Exacerbating the risk of virtual currencies is that many still have a limited understanding of how digital currencies are used for money laundering, according to the U.K.’s AML report. Nonetheless, the U.K. Treasury said “the money laundering risk associated with digital currencies is low, though if the use of digital currencies was to become more prevalent in the United Kingdom this risk could rise.”
U.S. and U.K. regulators’ interest in terrorism financing also continues to rise. From a compliance standpoint, the United Kingdom noted a “marked overlap between money laundering and terrorist financing; both criminals and terrorists use similar methods to raise, store, and move funds.”
Unlike the United Kingdom, the U.S. Treasury devoted an entire 70-page report to terrorism financing, warning that banks are an attractive means for terrorists “because of the speed and ease at which they can move funds within the international financial system.” In particular, the report warned that some correspondent banking relationships inherently pose a higher risk due to the challenges of “intermediation,” where multiple intermediary financial institutions may be involved in a single funds transfer transaction.
These relationships could potentially indirectly expose a U.S. financial institution to risk, including terrorism financing, if the foreign financial institution does not effectively implement AML and CFT (combating the financing of terrorism) controls, the report said.
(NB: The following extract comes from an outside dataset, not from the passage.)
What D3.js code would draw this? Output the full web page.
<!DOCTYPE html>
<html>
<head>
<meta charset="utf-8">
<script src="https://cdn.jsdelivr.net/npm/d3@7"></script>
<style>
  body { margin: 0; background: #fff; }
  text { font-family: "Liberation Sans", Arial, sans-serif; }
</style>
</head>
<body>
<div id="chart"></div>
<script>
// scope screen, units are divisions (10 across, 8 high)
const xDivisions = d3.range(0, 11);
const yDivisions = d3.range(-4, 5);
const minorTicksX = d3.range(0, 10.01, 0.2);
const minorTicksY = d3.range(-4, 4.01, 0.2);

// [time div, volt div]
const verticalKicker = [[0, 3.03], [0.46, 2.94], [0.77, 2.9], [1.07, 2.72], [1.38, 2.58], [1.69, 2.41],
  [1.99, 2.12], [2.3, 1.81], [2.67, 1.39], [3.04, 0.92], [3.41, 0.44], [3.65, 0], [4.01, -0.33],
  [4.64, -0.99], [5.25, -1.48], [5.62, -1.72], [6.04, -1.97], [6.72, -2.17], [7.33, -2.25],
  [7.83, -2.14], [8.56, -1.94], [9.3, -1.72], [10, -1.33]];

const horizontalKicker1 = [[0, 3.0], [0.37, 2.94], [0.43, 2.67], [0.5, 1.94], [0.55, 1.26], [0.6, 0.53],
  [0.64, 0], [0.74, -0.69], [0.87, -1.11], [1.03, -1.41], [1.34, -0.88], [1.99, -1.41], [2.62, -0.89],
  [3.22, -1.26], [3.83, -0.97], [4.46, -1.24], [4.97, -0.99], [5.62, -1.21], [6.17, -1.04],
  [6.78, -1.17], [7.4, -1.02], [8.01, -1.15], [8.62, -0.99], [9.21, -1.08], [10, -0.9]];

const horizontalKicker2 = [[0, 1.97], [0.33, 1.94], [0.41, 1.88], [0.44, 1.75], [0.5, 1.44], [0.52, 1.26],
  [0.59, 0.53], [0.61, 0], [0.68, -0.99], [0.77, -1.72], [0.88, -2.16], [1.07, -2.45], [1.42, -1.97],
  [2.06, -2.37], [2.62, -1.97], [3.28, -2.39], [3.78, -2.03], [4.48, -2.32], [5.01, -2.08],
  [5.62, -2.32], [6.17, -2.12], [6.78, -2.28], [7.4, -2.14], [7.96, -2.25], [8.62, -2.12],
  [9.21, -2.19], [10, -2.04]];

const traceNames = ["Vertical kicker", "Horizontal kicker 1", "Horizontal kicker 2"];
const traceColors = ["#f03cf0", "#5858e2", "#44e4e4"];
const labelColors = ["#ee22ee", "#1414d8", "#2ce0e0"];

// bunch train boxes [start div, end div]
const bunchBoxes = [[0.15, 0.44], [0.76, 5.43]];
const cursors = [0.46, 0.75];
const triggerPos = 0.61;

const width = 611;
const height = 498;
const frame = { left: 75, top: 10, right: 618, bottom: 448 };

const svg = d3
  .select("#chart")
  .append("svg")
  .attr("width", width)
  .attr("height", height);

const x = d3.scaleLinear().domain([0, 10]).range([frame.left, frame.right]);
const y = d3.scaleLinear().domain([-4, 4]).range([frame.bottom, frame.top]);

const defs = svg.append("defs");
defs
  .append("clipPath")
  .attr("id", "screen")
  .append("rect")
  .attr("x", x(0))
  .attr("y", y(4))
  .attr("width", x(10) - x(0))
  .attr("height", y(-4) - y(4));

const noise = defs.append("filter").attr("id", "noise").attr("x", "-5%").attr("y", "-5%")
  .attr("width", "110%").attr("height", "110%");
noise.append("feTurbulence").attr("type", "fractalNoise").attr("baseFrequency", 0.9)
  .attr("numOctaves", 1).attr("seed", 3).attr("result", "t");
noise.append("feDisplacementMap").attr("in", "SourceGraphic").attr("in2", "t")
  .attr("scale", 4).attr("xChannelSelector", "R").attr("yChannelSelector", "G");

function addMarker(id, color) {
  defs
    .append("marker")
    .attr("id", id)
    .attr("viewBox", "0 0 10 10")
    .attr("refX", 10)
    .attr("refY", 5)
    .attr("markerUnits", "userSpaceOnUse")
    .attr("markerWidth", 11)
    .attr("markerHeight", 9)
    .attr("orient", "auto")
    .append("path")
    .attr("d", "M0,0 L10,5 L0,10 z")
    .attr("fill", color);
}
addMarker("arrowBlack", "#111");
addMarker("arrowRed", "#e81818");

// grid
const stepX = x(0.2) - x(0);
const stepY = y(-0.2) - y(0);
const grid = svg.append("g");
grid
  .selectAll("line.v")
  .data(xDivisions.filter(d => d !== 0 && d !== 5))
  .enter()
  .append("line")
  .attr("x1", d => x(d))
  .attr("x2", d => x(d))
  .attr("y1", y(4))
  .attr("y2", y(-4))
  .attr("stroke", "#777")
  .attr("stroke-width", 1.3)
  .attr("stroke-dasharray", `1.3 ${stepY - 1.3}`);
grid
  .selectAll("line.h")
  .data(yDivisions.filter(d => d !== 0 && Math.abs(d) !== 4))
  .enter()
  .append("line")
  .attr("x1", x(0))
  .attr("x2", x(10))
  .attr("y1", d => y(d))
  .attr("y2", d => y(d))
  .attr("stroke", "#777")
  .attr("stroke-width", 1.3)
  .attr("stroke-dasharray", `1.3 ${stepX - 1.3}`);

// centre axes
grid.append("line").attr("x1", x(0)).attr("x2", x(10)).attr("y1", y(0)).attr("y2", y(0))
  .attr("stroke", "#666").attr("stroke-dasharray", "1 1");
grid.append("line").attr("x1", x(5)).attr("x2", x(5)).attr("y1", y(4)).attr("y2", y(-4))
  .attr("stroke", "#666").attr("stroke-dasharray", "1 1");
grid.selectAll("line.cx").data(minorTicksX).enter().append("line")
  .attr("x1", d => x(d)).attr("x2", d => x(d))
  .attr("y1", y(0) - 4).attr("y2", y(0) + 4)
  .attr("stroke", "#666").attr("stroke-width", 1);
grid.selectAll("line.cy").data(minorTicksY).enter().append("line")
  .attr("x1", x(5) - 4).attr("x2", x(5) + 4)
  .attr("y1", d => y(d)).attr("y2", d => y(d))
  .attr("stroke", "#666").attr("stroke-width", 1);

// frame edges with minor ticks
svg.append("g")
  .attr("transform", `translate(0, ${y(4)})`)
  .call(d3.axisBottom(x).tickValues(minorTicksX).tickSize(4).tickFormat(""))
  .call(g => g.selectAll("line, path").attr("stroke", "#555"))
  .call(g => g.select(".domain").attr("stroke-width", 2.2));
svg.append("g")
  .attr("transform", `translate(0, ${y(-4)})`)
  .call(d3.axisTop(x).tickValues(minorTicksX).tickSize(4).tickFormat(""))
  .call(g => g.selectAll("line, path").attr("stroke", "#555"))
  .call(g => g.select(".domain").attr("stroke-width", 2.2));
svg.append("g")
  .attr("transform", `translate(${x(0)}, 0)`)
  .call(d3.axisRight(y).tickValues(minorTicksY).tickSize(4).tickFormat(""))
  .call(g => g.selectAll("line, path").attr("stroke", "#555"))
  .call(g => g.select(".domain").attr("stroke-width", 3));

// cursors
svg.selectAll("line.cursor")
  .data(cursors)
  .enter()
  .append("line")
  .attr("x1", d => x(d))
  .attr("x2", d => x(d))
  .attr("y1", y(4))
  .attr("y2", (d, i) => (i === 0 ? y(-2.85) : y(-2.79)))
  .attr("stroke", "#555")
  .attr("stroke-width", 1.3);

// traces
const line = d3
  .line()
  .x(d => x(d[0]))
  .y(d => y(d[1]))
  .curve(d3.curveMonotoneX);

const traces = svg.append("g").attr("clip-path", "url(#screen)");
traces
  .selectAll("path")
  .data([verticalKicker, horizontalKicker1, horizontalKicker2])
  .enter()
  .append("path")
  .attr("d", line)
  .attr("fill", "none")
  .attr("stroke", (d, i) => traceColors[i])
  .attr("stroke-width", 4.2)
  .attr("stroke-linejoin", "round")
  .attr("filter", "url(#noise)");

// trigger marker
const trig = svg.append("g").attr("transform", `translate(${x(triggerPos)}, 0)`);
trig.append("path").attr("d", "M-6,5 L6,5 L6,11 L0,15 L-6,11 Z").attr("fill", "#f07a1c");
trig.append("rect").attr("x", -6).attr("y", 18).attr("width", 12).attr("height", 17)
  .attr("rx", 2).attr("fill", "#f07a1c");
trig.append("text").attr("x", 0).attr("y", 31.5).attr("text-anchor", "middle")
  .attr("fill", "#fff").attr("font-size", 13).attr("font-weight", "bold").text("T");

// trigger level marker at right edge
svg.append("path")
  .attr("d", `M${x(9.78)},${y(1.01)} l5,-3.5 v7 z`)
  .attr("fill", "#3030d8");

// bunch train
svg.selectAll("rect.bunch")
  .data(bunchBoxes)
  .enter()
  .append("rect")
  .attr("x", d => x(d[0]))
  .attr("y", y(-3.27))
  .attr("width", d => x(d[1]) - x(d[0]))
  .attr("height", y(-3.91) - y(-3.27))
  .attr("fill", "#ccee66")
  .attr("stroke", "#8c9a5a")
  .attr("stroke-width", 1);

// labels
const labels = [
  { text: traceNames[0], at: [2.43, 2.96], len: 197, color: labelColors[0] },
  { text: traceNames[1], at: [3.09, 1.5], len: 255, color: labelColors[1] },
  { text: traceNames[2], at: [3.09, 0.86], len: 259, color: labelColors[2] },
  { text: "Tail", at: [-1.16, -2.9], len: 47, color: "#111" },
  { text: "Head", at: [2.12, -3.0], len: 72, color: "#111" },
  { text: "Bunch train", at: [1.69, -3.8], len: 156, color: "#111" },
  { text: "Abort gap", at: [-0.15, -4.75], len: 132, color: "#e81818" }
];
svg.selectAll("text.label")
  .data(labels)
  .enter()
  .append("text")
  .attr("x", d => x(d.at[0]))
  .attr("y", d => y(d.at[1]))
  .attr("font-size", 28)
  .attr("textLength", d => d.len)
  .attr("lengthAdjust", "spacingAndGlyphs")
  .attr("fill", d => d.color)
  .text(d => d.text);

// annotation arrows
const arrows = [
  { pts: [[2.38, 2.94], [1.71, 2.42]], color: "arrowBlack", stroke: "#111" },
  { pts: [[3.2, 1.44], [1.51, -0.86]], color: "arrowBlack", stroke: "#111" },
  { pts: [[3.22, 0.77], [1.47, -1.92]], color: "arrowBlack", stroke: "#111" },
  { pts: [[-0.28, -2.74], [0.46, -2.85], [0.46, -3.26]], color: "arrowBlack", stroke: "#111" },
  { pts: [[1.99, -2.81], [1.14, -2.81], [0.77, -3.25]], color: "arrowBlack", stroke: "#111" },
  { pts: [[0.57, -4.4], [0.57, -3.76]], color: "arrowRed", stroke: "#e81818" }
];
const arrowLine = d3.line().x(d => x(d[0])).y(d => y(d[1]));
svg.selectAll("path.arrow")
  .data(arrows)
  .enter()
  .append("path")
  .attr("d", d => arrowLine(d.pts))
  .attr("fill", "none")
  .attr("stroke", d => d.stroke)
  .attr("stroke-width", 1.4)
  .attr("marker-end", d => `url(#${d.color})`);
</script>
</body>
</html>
Knowing your customers and conducting enhanced due diligence on high-risk foreign correspondents are ways to mitigate financial crime risk, the report said.
Several banks today—such as Deutsche Bank, Barclays, JPMorgan, Citi, HSBC, and many more—are more efficiently reducing their risk related to correspondent banking through SWIFT’s KYC Registry, an industry-driven financial crime compliance initiative. The KYC Registry is a secure place where banks can exchange KYC information on correspondent banks and share that information with selected counterparties in turn.
During remarks last month, Treasury Acting Under Secretary Adam Szubin discouraged financial institutions from simply “de-risking” their operations by terminating, restricting, or denying services to high-risk clients. “We believe that most risks can and should be managed, not simply avoided altogether,” Szubin said.
“We tell financial institutions to take a reasonable risk-based approach that addresses illicit finance risk on a client-by-client basis,” Szubin added. “That means that we require institutions to be vigilant as they identify potential risks that different clients present and to design and implement effective AML/CFT programs that assess and address those risks.”